The butterfly is also very beautiful. I find that to share this beauty with others is very satisfying. It is something that does not point to me but to something higher. I remember when Louie got to hold a newly hatched butterfly one summer, and how awestruck he was. When he died a few weeks later, I was glad he had had that moment, and that he went on to his next life stage.
In terms of what it serves beyond my own discipleship, I find it gives me joy to share it with my students (and anyone else who wants to listen). I see these kids, many of them, as having pretty miserable lives in many ways, so many violences around them. If the butterfly can become something that is transcendent in their lives, that would give me much joy, because boy do these kids need transcendence. As it is transcendent above my own experience, so it is for the kids. The monarch story is metaphorical, it is easy to understand, and I think they are like little ambassadors to somehow witness to God's kingdom. No matter what difficulties are "on my plate", they don't change, like God. I've also been too much in my own little miserable 8 space over my teaching career, so anything that moves me to a place of grace is a good thing. As the Proclaimers sing, "I'm on my way, from misery to happiness."
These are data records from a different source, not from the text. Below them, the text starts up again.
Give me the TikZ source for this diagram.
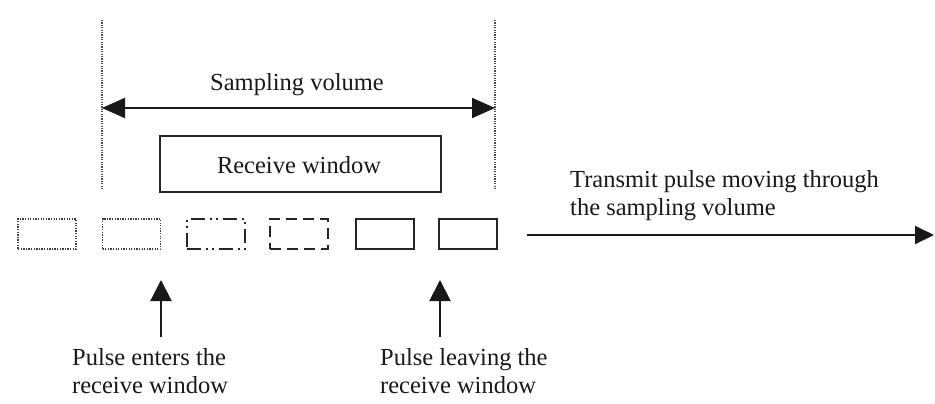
\documentclass[tikz,border=0pt]{standalone}
\usepackage{fontspec}
\setmainfont{Liberation Serif}
\usetikzlibrary{arrows.meta}
\begin{document}
\begin{tikzpicture}[x=1pt,y=-1pt,
  lbl/.style={font=\fontsize{24.5}{28}\selectfont, inner sep=0pt, text=black!90},
  pulse/.style={minimum width=58pt, minimum height=30pt, inner sep=0pt},
  dotbox/.style={pulse, draw=black!75, line width=1.8pt, dash pattern=on 1.3pt off 1.3pt},
  dashdotbox/.style={pulse, draw=black!85, line width=2pt, dash pattern=on 14pt off 5pt on 2pt off 4pt on 2pt off 5pt},
  dashbox/.style={pulse, draw=black!85, line width=2pt, dash pattern=on 11pt off 6pt},
  solidbox/.style={pulse, draw=black!85, line width=2.4pt},
  guide/.style={draw=black!70, line width=1.1pt, dash pattern=on 1.2pt off 1.2pt},
  bigarrow/.style={line width=2pt, draw=black!90, {Triangle[length=23pt,width=20pt]}-{Triangle[length=23pt,width=20pt]}},
  uparrow/.style={line width=2pt, draw=black!90, -{Triangle[length=21pt,width=21pt]}},
  movearrow/.style={line width=2pt, draw=black!90, -{Triangle[length=19pt,width=18pt]}}]
\useasboundingbox (0,0) rectangle (935,404);

% boundaries of the sampling volume
\coordinate (gl top) at (102,20);
\coordinate (gl bot) at (102,190);
\coordinate (gr top) at (495,20);
\coordinate (gr bot) at (495,190);
\draw[guide] (gl top) -- (gl bot);
\draw[guide] (gr top) -- (gr bot);

% sampling volume extent
\coordinate (sv left) at (102,108);
\coordinate (sv right) at (495,108);
\draw[bigarrow] (sv left) -- (sv right);
\node[lbl, anchor=base] (svlabel) at (297,91) {Sampling volume};

% receive window
\node[draw=black!85, line width=2.2pt, minimum width=281pt, minimum height=56pt, inner sep=0pt] (rw) at (300.5,164) {};
\node[lbl, anchor=base] (rwlabel) at (299,173) {Receive window};

% successive positions of the transmit pulse
\node[dotbox] (p1) at (47,234) {};
\node[dotbox] (p2) at (131.5,234) {};
\node[dashdotbox] (p3) at (216,234) {};
\node[dashbox] (p4) at (299,234) {};
\node[solidbox] (p5) at (385,234) {};
\node[solidbox] (p6) at (468,234) {};

% direction of travel
\coordinate (mv start) at (527,235);
\coordinate (mv end) at (934,235);
\draw[movearrow] (mv start) -- (mv end);
\node[lbl, anchor=north west, align=left] (mvlabel) at (570,170)
  {Transmit pulse moving through\\the sampling volume};

% entry and exit markers
\coordinate (tipA) at (161,280);
\coordinate (tipB) at (440,280);
\node[lbl, anchor=north west, align=left] (enters) at (72,348)
  {Pulse enters the\\receive window};
\node[lbl, anchor=north west, align=left] (leaving) at (380,348)
  {Pulse leaving the\\receive window};
\draw[uparrow] (tipA |- enters.north) ++(0,-11) -- (tipA);
\draw[uparrow] (tipB |- leaving.north) ++(0,-11) -- (tipB);
\end{tikzpicture}
\end{document}
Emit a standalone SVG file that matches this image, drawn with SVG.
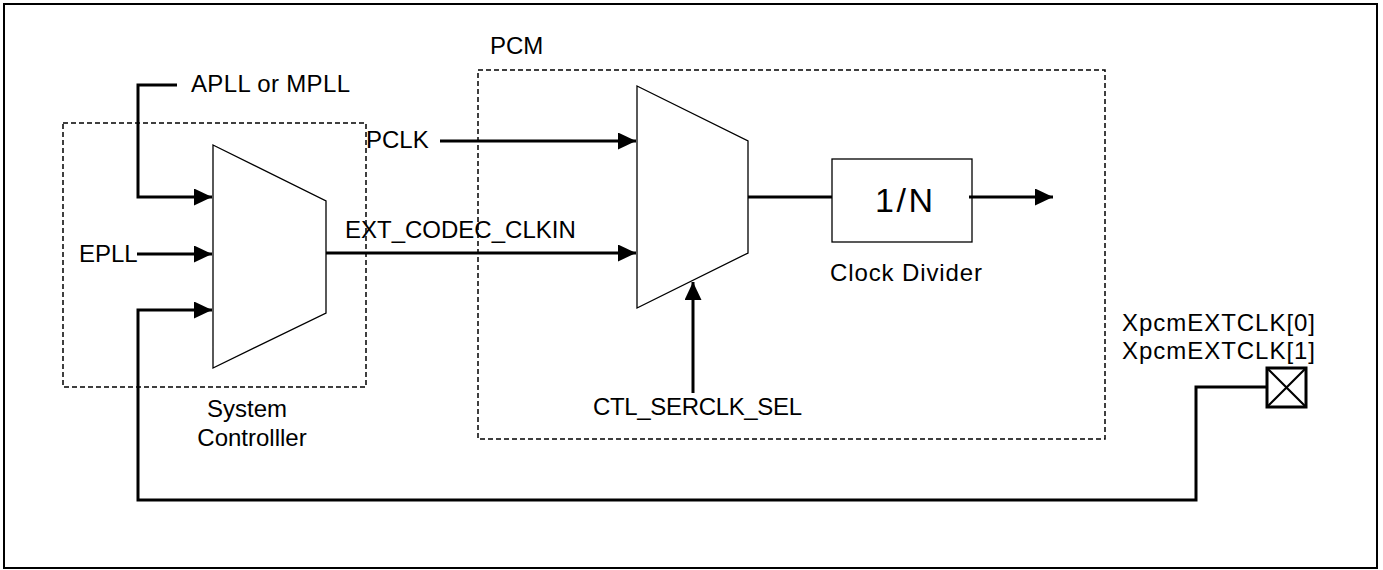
<svg xmlns="http://www.w3.org/2000/svg" width="1383" height="570" viewBox="0 0 1383 570">
<style>
text{font-family:"Liberation Sans",Arial,sans-serif;font-size:24px;fill:#000}
.wire{fill:none;stroke:#000;stroke-width:3}
.mux{fill:#fff;stroke:#000;stroke-width:1.3}
.dash{fill:none;stroke:#000;stroke-width:1.5;stroke-dasharray:5,3}
</style>
<defs>
<marker id="arr" markerUnits="userSpaceOnUse" markerWidth="19" markerHeight="17" refX="18" refY="8.5" orient="auto">
<path d="M0,0 L18,8.5 L0,17 z" fill="#000"/>
</marker>
</defs>
<rect x="0" y="0" width="1383" height="570" fill="#fff"/>
<rect x="4" y="4" width="1373" height="564" fill="none" stroke="#000" stroke-width="2"/>

<g id="system-controller">
<rect class="dash" x="63" y="123" width="303" height="264"/>
<path class="mux" d="M213,145 L326,201 L326,313 L213,368 Z"/>
<text x="247" y="417" text-anchor="middle">System</text>
<text x="252" y="446" text-anchor="middle">Controlller</text>
</g>

<g id="pcm">
<rect class="dash" x="478" y="70" width="627" height="369"/>
<text x="490" y="54">PCM</text>
</g>

<g id="pcm-mux">
<path class="mux" d="M637,86 L748,141 L748,253 L637,308 Z"/>
</g>

<g id="clock-divider">
<rect x="832" y="159" width="140" height="83" fill="#fff" stroke="#000" stroke-width="1.3"/>
<text x="875" y="212" style="font-size:34px" textLength="58" lengthAdjust="spacing">1/N</text>
<text x="830" y="281" textLength="152" lengthAdjust="spacing">Clock Divider</text>
</g>

<g id="pad">
<rect x="1267" y="368" width="39" height="39" fill="#fff" stroke="#000" stroke-width="3"/>
<path d="M1267,368 L1306,407 M1306,368 L1267,407" stroke="#000" stroke-width="2.2"/>
<text x="1122" y="331" textLength="193" lengthAdjust="spacing">XpcmEXTCLK[0]</text>
<text x="1122" y="359" textLength="193" lengthAdjust="spacing">XpcmEXTCLK[1]</text>
</g>

<g id="labels">
<text x="191" y="92" textLength="159" lengthAdjust="spacing">APLL or MPLL</text>
<text x="79" y="262">EPLL</text>
<text x="366" y="148">PCLK</text>
<text x="345" y="238">EXT_CODEC_CLKIN</text>
<text x="593" y="415" textLength="209" lengthAdjust="spacing">CTL_SERCLK_SEL</text>
</g>

<g id="connectors">
<path class="wire" d="M177,85 H138 V197 H212" marker-end="url(#arr)"/>
<path class="wire" d="M137,254 H212" marker-end="url(#arr)"/>
<path class="wire" d="M1267,387 H1196 V500 H138 V310 H212" marker-end="url(#arr)"/>
<path class="wire" d="M326,253 H636" marker-end="url(#arr)"/>
<path class="wire" d="M440,141 H636" marker-end="url(#arr)"/>
<path class="wire" d="M748,197 H832"/>
<path class="wire" d="M969,197 H1053" marker-end="url(#arr)"/>
<path class="wire" d="M693,393 V282" marker-end="url(#arr)"/>
</g>
</svg>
It has been good to consider what would the trip serve beyond a potentially enjoyable experience. I think basically it would serve to deepen this interest and passion God has given me, so that I can in turn pass that on with more depth to my students.
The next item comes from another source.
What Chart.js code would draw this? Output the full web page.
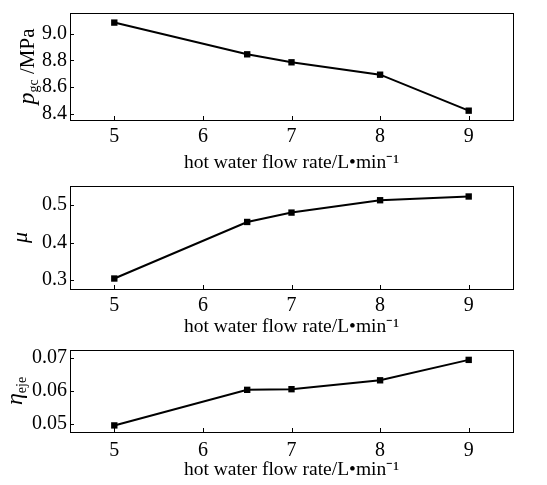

I had been praying to arrive at a place of peace about the whole trip. This morning I find I have that. Last night I went to a social for a co-worker who is getting married. Above the loud music, I spoke to Shauna (who was away on Friday). She has a leadership role in the school and is kind of like a vice-principal. She had a good perspective, which was that it's such a great chance, and that if I have this chance, don't let logistics stand in the way. "What's wrong with asking for a bit of PD money? What's wrong with letting your friends help out if they want?" And for some reason, suddenly I saw the trip as "just" one week and not really such a big deal. It doesn't have to be impossible or an imposition. Hearing her perspective was a good balance to Karin, and I realized I had gotten pretty sucked in by Karin's bottom line thinking (sorry about that). It's good Bev how you pointed out that this is exactly what a mission statement of a school should foster. Another encouragement came from my "monarch buddy" over at Inkster School (the '07 workshop set everyone up with a monarch buddy who we could consult with for help). I received Albert who has gone before. He has been very generous with his replies and keeps telling me not to hesitate to ask as much as I need to. His good cheer and positive attitude (from a guy I don't even really know) have been a godsend as well. And, not to mention, all of your encouragements and prayers as well.
So that is my mission statement with regards to this. Thank you all again, my debt of gratitude can never be filled.